Doch die UN-Bürokratie und die ewige Papierarbeit sind frustrierend. Im Sommer 2016 kündigt Aliona den gutbezahlten UN-Job.

Wie geht es weiter?

Im Herbst hat Aliona ein Stipendium bekommen und studiert seitdem einen Master in Friedens- und Entwicklungsarbeit in Schweden. Das Studium ist spannend, aber mit einer Großstadt wie Kiew kann das verschlafene Unistädtchen Växjö nicht mithalten.

Wie stellt sich Aliona ihre Zukunft vor? "Die ukrainische Nationalhymne beginnt mit den Worten ‚Noch ist die Ukraine nicht gestorben'. So fühle ich mich jeden Tag." Da ist sie wieder, die bittere Ironie.
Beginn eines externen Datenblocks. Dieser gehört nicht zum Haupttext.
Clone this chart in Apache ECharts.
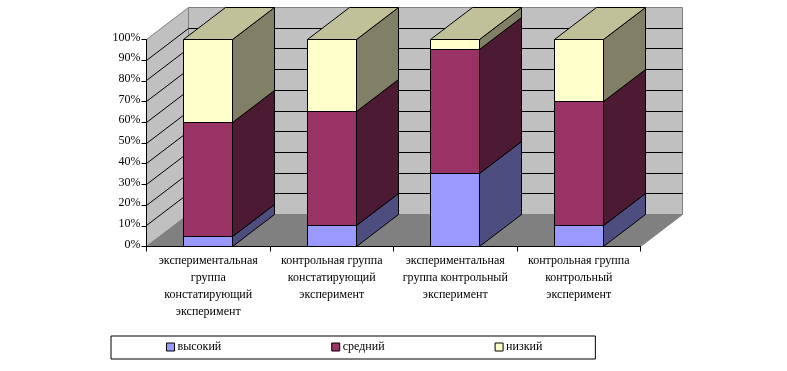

Auch wenn der Text der Nationalhymne vor einigen Jahren in eine etwas weniger depressive Variante geändert wurde – so wie Aliona geht es vielen jungen Menschen in der Ukraine.

"Die Tragödie meiner Generation in den Entwicklungsländern ist, dass wir durch die Medien das Leben im entwickelten Westen sehr gut kennen. Aber unser Alltag sieht ganz anders aus. Ich nenne es Cinderella-Syndrom: Wir glauben, wir könnten alle wie im Märchen leben, aber das ist natürlich nicht so. Früher war ich eifersüchtig auf Menschen, die in Deutschland oder Schweden aufwachsen. Aber dann habe ich verstanden, dass mein Leben dann viel langweiliger wäre."

Ohne ihren Optimismus wäre Aliona wahrscheinlich nicht so weit gekommen. Trotzdem blickt sie mit Sorge auf das neue Jahr. "Ich habe eine Therapie angefangen. Das hat natürlich persönliche Gründe, aber es hat auch mit der politischen Situation zu tun. Andauernde Unsicherheit, Stress – und dann auch noch Trump als US-Präsident! In der Ukraine sind alle im Supermanmodus und glauben, dass wir hart sein und uns immer selbst helfen müssen – egal wie schlimm alles ist. Es ist eine Machogesellschaft, wo die Leute denken, dass es cool ist zum Beispiel ohne Gurt Auto zu fahren. Der Druck ist enorm hoch. Durch den Krieg ist das noch schlimmer geworden. Ich muss lernen, mich zu auch mal zu entspannen. Aber das ist eben nicht so leicht."

Nach dem Studium in Großbritannien, Schweden oder Deutschland zu arbeiten oder noch einen Doktor zu machen – das kann sich Aliona gut vorstellen. "Aber ich weiß noch nicht, wie ich das machen soll. Ich brauche einen Job, um eine Aufenthaltsgenehmigung bekommen und das ist sehr schwierig." Langfristig möchte sie aber wieder zurück in die Ukraine – aus Pflichtbewusstsein.

"Wenn es etwas Schlechtes in der Welt gibt, dann ist das auch dein Problem, weil du nicht versucht hast, es zu ändern – daran glaube ich. Früher wollte ich deswegen nach Afrika oder Asien gehen. Aber jetzt glaube ich, dass ich am besten in der Ukraine helfen kann, die Welt zu verbessern."